EXERCISE DETAILS => Look through the data below and output, unchanged, every line from the one holding "Write a component" through the one holding "Chart.register(...registerables);", inclusive. Skip the pictures.
● ● ● ● ●
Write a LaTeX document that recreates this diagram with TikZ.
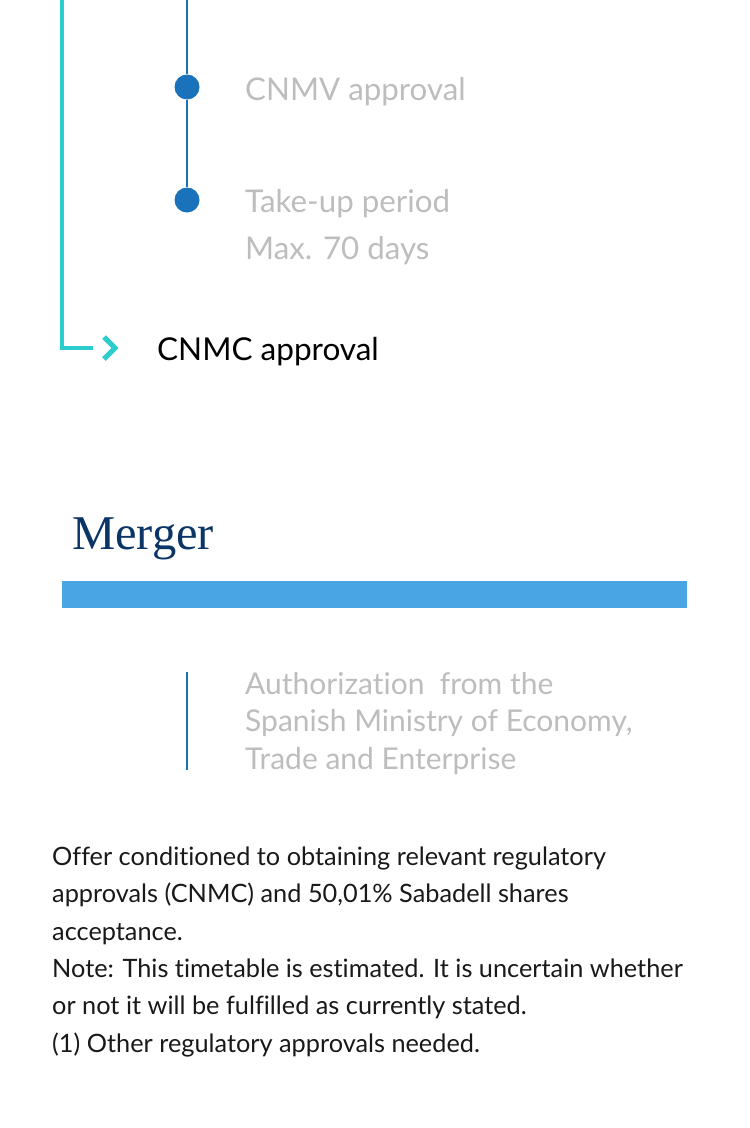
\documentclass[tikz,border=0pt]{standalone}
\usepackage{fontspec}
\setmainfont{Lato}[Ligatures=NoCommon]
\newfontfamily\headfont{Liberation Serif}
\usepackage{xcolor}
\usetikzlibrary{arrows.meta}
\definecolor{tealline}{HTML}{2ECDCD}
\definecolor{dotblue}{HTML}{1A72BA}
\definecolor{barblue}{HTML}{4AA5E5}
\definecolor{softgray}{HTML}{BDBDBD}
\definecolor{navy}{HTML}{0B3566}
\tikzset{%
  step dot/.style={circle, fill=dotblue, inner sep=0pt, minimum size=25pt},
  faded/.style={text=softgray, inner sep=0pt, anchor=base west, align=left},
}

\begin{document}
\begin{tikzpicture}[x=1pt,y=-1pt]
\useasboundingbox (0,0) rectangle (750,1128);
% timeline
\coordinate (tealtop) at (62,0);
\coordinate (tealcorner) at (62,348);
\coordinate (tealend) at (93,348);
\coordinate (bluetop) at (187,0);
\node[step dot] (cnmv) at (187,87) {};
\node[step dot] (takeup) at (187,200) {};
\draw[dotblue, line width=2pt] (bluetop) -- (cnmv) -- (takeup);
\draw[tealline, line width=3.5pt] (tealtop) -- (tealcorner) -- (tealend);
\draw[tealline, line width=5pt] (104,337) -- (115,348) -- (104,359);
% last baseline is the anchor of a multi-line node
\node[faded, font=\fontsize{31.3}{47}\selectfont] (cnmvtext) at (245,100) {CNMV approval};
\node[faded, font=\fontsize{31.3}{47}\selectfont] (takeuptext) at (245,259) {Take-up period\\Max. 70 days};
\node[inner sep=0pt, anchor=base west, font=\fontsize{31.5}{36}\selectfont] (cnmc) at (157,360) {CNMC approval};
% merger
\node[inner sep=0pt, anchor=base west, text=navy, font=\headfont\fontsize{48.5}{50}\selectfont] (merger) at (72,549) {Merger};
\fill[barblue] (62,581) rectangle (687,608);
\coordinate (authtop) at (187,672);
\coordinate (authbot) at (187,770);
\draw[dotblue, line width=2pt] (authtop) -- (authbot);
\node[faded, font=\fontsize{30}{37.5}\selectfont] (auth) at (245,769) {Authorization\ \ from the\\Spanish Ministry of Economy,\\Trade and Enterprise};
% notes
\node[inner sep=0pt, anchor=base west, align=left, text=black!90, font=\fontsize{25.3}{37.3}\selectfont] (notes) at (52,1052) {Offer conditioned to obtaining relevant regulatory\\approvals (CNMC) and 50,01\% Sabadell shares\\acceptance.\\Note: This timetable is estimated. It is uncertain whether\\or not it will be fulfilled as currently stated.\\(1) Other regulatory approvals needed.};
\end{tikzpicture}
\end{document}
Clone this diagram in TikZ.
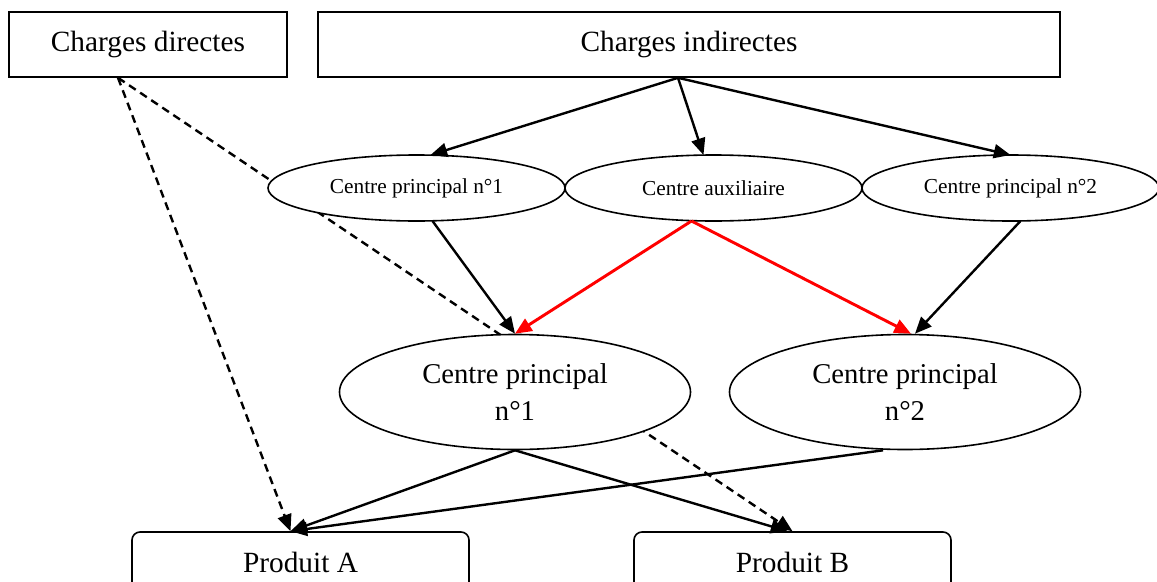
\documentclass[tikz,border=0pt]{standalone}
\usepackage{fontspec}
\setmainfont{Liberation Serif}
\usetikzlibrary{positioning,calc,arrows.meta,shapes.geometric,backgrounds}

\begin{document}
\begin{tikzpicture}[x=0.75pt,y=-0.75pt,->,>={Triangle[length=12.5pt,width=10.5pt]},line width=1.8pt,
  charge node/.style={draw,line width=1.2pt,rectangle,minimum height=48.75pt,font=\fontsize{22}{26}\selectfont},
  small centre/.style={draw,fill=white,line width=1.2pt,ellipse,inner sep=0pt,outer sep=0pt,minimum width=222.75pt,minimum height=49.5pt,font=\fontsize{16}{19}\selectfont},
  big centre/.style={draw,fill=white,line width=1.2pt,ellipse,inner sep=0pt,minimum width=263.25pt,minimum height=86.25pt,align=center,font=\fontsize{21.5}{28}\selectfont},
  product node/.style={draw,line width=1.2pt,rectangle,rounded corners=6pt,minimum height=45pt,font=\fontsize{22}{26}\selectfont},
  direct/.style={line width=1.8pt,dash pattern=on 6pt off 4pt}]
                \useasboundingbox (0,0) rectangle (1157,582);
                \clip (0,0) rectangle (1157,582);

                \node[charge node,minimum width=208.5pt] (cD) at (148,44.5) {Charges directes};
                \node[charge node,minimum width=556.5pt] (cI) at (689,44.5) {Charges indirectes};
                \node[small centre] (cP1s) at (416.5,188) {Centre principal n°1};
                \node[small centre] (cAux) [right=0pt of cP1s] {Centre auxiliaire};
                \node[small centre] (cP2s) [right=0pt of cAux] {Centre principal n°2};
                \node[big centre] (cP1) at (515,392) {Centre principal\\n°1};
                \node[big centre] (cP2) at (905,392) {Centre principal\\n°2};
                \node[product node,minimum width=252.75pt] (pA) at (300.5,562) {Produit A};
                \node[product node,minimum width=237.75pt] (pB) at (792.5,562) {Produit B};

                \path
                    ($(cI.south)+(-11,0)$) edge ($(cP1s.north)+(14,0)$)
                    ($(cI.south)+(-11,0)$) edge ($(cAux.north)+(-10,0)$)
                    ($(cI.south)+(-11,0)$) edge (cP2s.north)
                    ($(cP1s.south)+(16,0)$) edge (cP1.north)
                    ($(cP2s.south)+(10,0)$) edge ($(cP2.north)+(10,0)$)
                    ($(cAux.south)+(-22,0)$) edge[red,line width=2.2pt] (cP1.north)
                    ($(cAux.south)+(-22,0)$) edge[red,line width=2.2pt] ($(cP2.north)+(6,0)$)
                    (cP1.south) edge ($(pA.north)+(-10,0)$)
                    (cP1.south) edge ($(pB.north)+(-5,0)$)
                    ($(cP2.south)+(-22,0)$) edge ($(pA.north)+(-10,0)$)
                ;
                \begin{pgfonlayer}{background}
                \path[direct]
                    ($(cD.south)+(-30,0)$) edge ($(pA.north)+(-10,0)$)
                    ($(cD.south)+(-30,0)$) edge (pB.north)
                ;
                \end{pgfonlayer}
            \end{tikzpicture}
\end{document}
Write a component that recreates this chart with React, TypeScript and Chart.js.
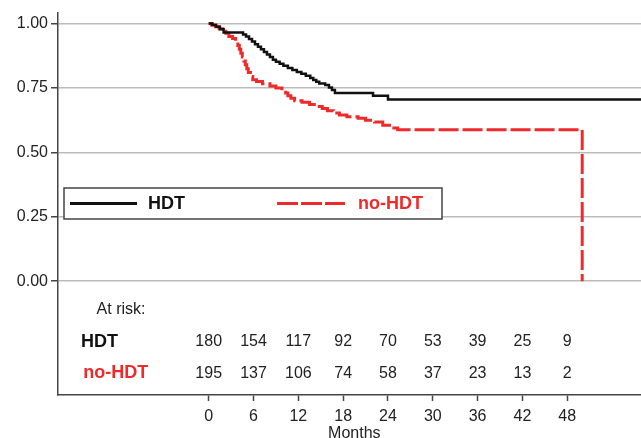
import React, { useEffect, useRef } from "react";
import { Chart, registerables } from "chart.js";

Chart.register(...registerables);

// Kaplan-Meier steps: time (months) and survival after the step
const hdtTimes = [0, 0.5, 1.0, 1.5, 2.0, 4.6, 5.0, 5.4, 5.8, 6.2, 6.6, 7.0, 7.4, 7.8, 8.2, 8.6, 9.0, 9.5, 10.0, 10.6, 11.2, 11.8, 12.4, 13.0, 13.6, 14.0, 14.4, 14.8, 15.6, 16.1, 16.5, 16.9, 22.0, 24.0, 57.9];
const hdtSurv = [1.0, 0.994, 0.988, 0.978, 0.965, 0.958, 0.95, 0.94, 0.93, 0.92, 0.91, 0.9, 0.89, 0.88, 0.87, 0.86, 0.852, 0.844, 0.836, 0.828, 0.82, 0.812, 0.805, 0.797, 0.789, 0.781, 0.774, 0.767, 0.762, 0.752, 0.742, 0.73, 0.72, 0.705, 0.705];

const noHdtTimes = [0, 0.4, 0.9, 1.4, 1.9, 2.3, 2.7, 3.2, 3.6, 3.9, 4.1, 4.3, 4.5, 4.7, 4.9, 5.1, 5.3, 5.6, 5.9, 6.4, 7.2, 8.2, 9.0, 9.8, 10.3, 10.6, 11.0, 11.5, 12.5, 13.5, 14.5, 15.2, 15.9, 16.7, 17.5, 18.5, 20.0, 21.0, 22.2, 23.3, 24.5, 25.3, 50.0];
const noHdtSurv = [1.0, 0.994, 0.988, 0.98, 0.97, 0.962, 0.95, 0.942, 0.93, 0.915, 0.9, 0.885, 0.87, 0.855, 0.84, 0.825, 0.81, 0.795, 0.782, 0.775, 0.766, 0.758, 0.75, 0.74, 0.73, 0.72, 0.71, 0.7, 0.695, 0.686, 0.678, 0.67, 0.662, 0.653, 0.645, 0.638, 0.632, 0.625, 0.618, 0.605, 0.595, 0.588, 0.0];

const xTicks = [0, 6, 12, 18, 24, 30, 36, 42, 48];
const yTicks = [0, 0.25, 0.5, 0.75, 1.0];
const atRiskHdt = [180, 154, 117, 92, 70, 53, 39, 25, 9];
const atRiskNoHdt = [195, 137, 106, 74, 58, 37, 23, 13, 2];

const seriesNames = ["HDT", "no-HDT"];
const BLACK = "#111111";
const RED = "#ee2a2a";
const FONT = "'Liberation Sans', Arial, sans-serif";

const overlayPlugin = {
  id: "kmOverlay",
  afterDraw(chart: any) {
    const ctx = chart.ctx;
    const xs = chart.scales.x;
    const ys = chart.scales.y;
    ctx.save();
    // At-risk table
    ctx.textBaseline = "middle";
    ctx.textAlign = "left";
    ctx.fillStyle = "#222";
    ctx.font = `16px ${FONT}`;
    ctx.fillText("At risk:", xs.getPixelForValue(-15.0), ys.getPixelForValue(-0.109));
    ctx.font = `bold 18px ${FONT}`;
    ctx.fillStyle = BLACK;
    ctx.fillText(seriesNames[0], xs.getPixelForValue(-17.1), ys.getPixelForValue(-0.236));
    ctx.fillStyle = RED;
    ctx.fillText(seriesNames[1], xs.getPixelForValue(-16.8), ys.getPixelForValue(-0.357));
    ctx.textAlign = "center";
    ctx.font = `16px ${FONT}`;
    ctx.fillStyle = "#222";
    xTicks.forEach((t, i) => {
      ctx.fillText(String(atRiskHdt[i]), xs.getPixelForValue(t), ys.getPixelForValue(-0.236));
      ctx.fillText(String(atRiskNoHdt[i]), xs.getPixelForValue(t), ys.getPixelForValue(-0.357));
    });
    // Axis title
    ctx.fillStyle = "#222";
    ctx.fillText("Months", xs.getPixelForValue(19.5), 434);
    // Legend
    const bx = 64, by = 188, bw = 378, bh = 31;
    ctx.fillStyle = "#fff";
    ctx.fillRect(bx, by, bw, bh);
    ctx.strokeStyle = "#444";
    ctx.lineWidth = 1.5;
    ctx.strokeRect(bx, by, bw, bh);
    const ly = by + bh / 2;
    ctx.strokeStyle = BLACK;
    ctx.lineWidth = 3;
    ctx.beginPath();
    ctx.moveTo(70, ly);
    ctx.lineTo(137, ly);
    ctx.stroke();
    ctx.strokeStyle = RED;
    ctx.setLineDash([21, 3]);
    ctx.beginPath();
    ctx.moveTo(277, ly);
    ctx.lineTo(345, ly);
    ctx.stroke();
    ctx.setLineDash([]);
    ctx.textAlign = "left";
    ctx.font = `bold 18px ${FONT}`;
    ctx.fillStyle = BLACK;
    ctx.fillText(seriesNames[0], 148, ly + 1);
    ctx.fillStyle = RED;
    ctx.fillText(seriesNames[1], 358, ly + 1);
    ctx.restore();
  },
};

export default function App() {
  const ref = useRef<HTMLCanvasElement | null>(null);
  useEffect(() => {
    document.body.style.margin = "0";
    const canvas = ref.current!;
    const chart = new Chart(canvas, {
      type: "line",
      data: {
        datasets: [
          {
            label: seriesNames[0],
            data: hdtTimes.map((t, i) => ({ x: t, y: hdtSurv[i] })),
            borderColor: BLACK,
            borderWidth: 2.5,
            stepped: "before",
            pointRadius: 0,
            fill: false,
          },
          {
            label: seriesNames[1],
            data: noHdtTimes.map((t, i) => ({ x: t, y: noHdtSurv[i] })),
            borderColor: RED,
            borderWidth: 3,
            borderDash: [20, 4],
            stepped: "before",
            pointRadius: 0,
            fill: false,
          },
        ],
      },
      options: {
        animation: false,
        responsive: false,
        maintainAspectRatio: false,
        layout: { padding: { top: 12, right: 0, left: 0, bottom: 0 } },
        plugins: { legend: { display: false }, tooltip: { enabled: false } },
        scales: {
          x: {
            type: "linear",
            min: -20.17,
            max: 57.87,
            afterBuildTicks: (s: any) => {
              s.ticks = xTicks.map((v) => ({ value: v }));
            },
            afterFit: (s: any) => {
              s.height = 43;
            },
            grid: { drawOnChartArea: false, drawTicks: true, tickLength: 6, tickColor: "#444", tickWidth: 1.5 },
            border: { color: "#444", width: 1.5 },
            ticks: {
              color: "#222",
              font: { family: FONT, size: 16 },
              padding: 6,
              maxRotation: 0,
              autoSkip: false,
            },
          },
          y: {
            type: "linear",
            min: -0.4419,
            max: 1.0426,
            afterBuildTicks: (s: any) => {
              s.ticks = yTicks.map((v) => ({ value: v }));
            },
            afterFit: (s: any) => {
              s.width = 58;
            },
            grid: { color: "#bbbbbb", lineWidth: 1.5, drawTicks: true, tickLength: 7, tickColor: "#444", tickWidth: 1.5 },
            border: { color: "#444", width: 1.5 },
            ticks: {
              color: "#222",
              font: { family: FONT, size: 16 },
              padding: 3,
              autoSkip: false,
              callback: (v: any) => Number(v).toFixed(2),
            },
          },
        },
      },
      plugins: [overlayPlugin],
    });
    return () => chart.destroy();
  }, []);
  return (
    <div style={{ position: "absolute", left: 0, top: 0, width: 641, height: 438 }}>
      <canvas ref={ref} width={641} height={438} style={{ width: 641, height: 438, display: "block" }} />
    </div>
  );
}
● ● ● ● ●
SOLUTION TO THIS PROBLEM =>
Write a component that recreates this chart with React, TypeScript and Chart.js.
import React, { useEffect, useRef } from "react";
import { Chart, registerables } from "chart.js";

Chart.register(...registerables);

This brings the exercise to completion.